If information is power, Americans should be uneasy about the amount of information the federal government is starting to file on its citizens in its blinking memory banks. There are, for example, the gigantic memory machines that the Internal Revenue Service is starting to use to check data from our tax returns against data accumulated about us from other sources, such as employers and banks. The computers also watch for unlikely patterns. Obviously these memory banks are useful tools for fair and efficient tax collecting. But what are the implications for two decades from now, in 1984? If future bureaucrats choose, they can build up so-called “cum,” or cumulative files, on each taxpayer over decades, and thus will have, instantly recallable, a vast amount of personal information about the living habits of every adult in the realm.

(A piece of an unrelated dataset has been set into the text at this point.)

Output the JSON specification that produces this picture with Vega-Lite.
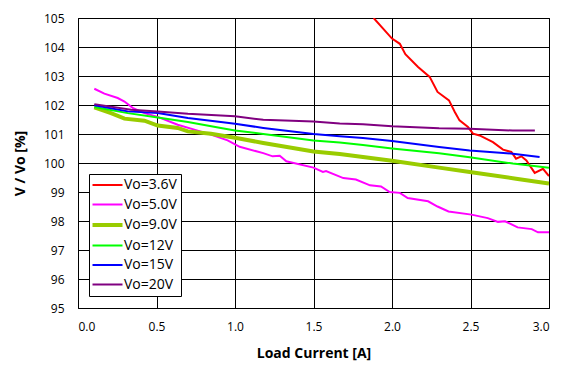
{
  "$schema": "https://vega.github.io/schema/vega-lite/v6.json",
  "width": 471,
  "height": 290,
  "autosize": {"type": "none"},
  "padding": {"left": 78, "top": 18, "right": 19, "bottom": 72},
  "background": "white",
  "config": {
    "font": "Open Sans",
    "view": {"stroke": "black", "strokeWidth": 1},
    "axis": {
      "grid": true, "gridColor": "black", "gridOpacity": 1, "gridWidth": 1,
      "domain": false, "ticks": false,
      "labelFont": "Open Sans", "labelFontSize": 12, "labelColor": "#000",
      "titleFont": "Open Sans", "titleFontSize": 14, "titleFontWeight": "bold", "titleColor": "#000"
    }
  },
  "data": {
    "values": [
      {"s": "Vo=3.6V", "x": 1.883, "y": 105.0},
      {"s": "Vo=3.6V", "x": 2.0, "y": 104.29},
      {"s": "Vo=3.6V", "x": 2.05, "y": 104.11},
      {"s": "Vo=3.6V", "x": 2.085, "y": 103.75},
      {"s": "Vo=3.6V", "x": 2.166, "y": 103.31},
      {"s": "Vo=3.6V", "x": 2.24, "y": 102.97},
      {"s": "Vo=3.6V", "x": 2.29, "y": 102.45},
      {"s": "Vo=3.6V", "x": 2.363, "y": 102.16},
      {"s": "Vo=3.6V", "x": 2.4, "y": 101.76},
      {"s": "Vo=3.6V", "x": 2.43, "y": 101.47},
      {"s": "Vo=3.6V", "x": 2.484, "y": 101.24},
      {"s": "Vo=3.6V", "x": 2.516, "y": 101.01},
      {"s": "Vo=3.6V", "x": 2.558, "y": 100.95},
      {"s": "Vo=3.6V", "x": 2.643, "y": 100.72},
      {"s": "Vo=3.6V", "x": 2.707, "y": 100.46},
      {"s": "Vo=3.6V", "x": 2.76, "y": 100.38},
      {"s": "Vo=3.6V", "x": 2.79, "y": 100.15},
      {"s": "Vo=3.6V", "x": 2.824, "y": 100.23},
      {"s": "Vo=3.6V", "x": 2.856, "y": 100.09},
      {"s": "Vo=3.6V", "x": 2.909, "y": 99.66},
      {"s": "Vo=3.6V", "x": 2.962, "y": 99.8},
      {"s": "Vo=3.6V", "x": 3.0, "y": 99.55},

      {"s": "Vo=5.0V", "x": 0.104, "y": 102.56},
      {"s": "Vo=5.0V", "x": 0.168, "y": 102.39},
      {"s": "Vo=5.0V", "x": 0.253, "y": 102.24},
      {"s": "Vo=5.0V", "x": 0.296, "y": 102.12},
      {"s": "Vo=5.0V", "x": 0.348, "y": 101.9},
      {"s": "Vo=5.0V", "x": 0.423, "y": 101.72},
      {"s": "Vo=5.0V", "x": 0.508, "y": 101.59},
      {"s": "Vo=5.0V", "x": 0.635, "y": 101.32},
      {"s": "Vo=5.0V", "x": 0.741, "y": 101.15},
      {"s": "Vo=5.0V", "x": 0.847, "y": 100.98},
      {"s": "Vo=5.0V", "x": 0.953, "y": 100.78},
      {"s": "Vo=5.0V", "x": 1.03, "y": 100.56},
      {"s": "Vo=5.0V", "x": 1.18, "y": 100.34},
      {"s": "Vo=5.0V", "x": 1.24, "y": 100.23},
      {"s": "Vo=5.0V", "x": 1.285, "y": 100.25},
      {"s": "Vo=5.0V", "x": 1.327, "y": 100.06},
      {"s": "Vo=5.0V", "x": 1.5, "y": 99.84},
      {"s": "Vo=5.0V", "x": 1.56, "y": 99.69},
      {"s": "Vo=5.0V", "x": 1.58, "y": 99.72},
      {"s": "Vo=5.0V", "x": 1.69, "y": 99.48},
      {"s": "Vo=5.0V", "x": 1.77, "y": 99.43},
      {"s": "Vo=5.0V", "x": 1.86, "y": 99.23},
      {"s": "Vo=5.0V", "x": 1.93, "y": 99.19},
      {"s": "Vo=5.0V", "x": 1.985, "y": 99.0},
      {"s": "Vo=5.0V", "x": 2.05, "y": 98.97},
      {"s": "Vo=5.0V", "x": 2.1, "y": 98.79},
      {"s": "Vo=5.0V", "x": 2.23, "y": 98.68},
      {"s": "Vo=5.0V", "x": 2.29, "y": 98.5},
      {"s": "Vo=5.0V", "x": 2.36, "y": 98.33},
      {"s": "Vo=5.0V", "x": 2.506, "y": 98.22},
      {"s": "Vo=5.0V", "x": 2.61, "y": 98.1},
      {"s": "Vo=5.0V", "x": 2.675, "y": 97.97},
      {"s": "Vo=5.0V", "x": 2.72, "y": 97.99},
      {"s": "Vo=5.0V", "x": 2.8, "y": 97.78},
      {"s": "Vo=5.0V", "x": 2.89, "y": 97.72},
      {"s": "Vo=5.0V", "x": 2.93, "y": 97.61},
      {"s": "Vo=5.0V", "x": 3.0, "y": 97.61},

      {"s": "Vo=9.0V", "x": 0.104, "y": 101.92},
      {"s": "Vo=9.0V", "x": 0.21, "y": 101.72},
      {"s": "Vo=9.0V", "x": 0.296, "y": 101.53},
      {"s": "Vo=9.0V", "x": 0.423, "y": 101.46},
      {"s": "Vo=9.0V", "x": 0.508, "y": 101.29},
      {"s": "Vo=9.0V", "x": 0.635, "y": 101.21},
      {"s": "Vo=9.0V", "x": 0.7, "y": 101.09},
      {"s": "Vo=9.0V", "x": 0.847, "y": 101.01},
      {"s": "Vo=9.0V", "x": 1.0, "y": 100.87},
      {"s": "Vo=9.0V", "x": 1.18, "y": 100.69},
      {"s": "Vo=9.0V", "x": 1.5, "y": 100.4},
      {"s": "Vo=9.0V", "x": 1.667, "y": 100.31},
      {"s": "Vo=9.0V", "x": 1.815, "y": 100.21},
      {"s": "Vo=9.0V", "x": 2.0, "y": 100.08},
      {"s": "Vo=9.0V", "x": 2.3, "y": 99.84},
      {"s": "Vo=9.0V", "x": 2.495, "y": 99.69},
      {"s": "Vo=9.0V", "x": 2.79, "y": 99.46},
      {"s": "Vo=9.0V", "x": 3.0, "y": 99.29},

      {"s": "Vo=12V", "x": 0.104, "y": 101.93},
      {"s": "Vo=12V", "x": 0.317, "y": 101.72},
      {"s": "Vo=12V", "x": 0.508, "y": 101.57},
      {"s": "Vo=12V", "x": 0.7, "y": 101.41},
      {"s": "Vo=12V", "x": 0.91, "y": 101.21},
      {"s": "Vo=12V", "x": 1.0, "y": 101.12},
      {"s": "Vo=12V", "x": 1.18, "y": 101.0},
      {"s": "Vo=12V", "x": 1.5, "y": 100.78},
      {"s": "Vo=12V", "x": 1.667, "y": 100.71},
      {"s": "Vo=12V", "x": 1.815, "y": 100.62},
      {"s": "Vo=12V", "x": 2.0, "y": 100.5},
      {"s": "Vo=12V", "x": 2.3, "y": 100.34},
      {"s": "Vo=12V", "x": 2.495, "y": 100.2},
      {"s": "Vo=12V", "x": 2.77, "y": 99.98},
      {"s": "Vo=12V", "x": 3.0, "y": 99.84},

      {"s": "Vo=15V", "x": 0.104, "y": 101.99},
      {"s": "Vo=15V", "x": 0.317, "y": 101.78},
      {"s": "Vo=15V", "x": 0.508, "y": 101.72},
      {"s": "Vo=15V", "x": 0.7, "y": 101.55},
      {"s": "Vo=15V", "x": 0.91, "y": 101.41},
      {"s": "Vo=15V", "x": 1.0, "y": 101.35},
      {"s": "Vo=15V", "x": 1.18, "y": 101.21},
      {"s": "Vo=15V", "x": 1.5, "y": 101.0},
      {"s": "Vo=15V", "x": 1.667, "y": 100.92},
      {"s": "Vo=15V", "x": 1.815, "y": 100.86},
      {"s": "Vo=15V", "x": 2.0, "y": 100.76},
      {"s": "Vo=15V", "x": 2.3, "y": 100.55},
      {"s": "Vo=15V", "x": 2.495, "y": 100.43},
      {"s": "Vo=15V", "x": 2.77, "y": 100.32},
      {"s": "Vo=15V", "x": 2.94, "y": 100.21},

      {"s": "Vo=20V", "x": 0.104, "y": 102.03},
      {"s": "Vo=20V", "x": 0.338, "y": 101.84},
      {"s": "Vo=20V", "x": 0.508, "y": 101.78},
      {"s": "Vo=20V", "x": 0.7, "y": 101.7},
      {"s": "Vo=20V", "x": 0.91, "y": 101.64},
      {"s": "Vo=20V", "x": 1.0, "y": 101.61},
      {"s": "Vo=20V", "x": 1.18, "y": 101.49},
      {"s": "Vo=20V", "x": 1.5, "y": 101.43},
      {"s": "Vo=20V", "x": 1.667, "y": 101.36},
      {"s": "Vo=20V", "x": 1.815, "y": 101.34},
      {"s": "Vo=20V", "x": 2.0, "y": 101.27},
      {"s": "Vo=20V", "x": 2.3, "y": 101.2},
      {"s": "Vo=20V", "x": 2.495, "y": 101.18},
      {"s": "Vo=20V", "x": 2.77, "y": 101.12},
      {"s": "Vo=20V", "x": 2.91, "y": 101.12}
    ]
  },
  "mark": {"type": "line", "clip": true, "interpolate": "linear"},
  "encoding": {
    "x": {
      "field": "x", "type": "quantitative",
      "scale": {"domain": [0, 3], "nice": false},
      "axis": {"values": [0, 0.5, 1, 1.5, 2, 2.5, 3], "format": ".1f", "labelPadding": 13, "title": "Load Current [A]", "titlePadding": 14}
    },
    "y": {
      "field": "y", "type": "quantitative",
      "scale": {"domain": [95, 105], "nice": false, "zero": false},
      "axis": {"values": [95, 96, 97, 98, 99, 100, 101, 102, 103, 104, 105], "labelPadding": 14, "title": "V / Vo [%]", "titleX": -51, "titleY": 145, "titleAngle": -90, "titleBaseline": "bottom", "titleAlign": "center"}
    },
    "color": {
      "field": "s", "type": "nominal",
      "scale": {
        "domain": ["Vo=3.6V", "Vo=5.0V", "Vo=9.0V", "Vo=12V", "Vo=15V", "Vo=20V"],
        "range": ["#ff0000", "#ff00ff", "#99cc00", "#00ff00", "#0000ff", "#800080"]
      },
      "legend": {
        "title": null, "orient": "none", "legendX": 11, "legendY": 156,
        "strokeColor": "black", "fillColor": "white", "padding": 4,
        "symbolType": "M-1,0H3", "symbolSize": 225, "rowPadding": 5.5, "symbolStrokeWidth": 2,
        "labelOffset": 17, "labelFont": "Open Sans", "labelFontSize": 14, "labelColor": "#000",
        "encode": {"symbols": {"update": {"strokeWidth": {"signal": "datum.value === 'Vo=9.0V' ? 4 : 2"}}}}
      }
    },
    "strokeWidth": {
      "condition": {"test": "datum.s === 'Vo=9.0V'", "value": 4},
      "value": 2
    }
  }
}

One computer maker, Bernard S. Benson, bluntly concedes that concentration of power in the form of accumulated information can be “catastrophically dangerous.” He suggests that individual privacy ultimately may be at the mercy of the man in a position to push the button that makes the machine remember. At an international conference on information processing sponsored by UNESCO in Paris, he reminded his colleagues that it was “high time” they started devoting part of their conferences to discussing how to insure that any new accomplishments will be beneficial to mankind.
Whatever the benefits, the marvelous new electronic devices with memories or ears or eyes are serving to push back the boundaries of each individual’s privacy. As we shall shortly see, the electronic eyes and ears are being put to a host of ingenious uses for the purpose of people-watching.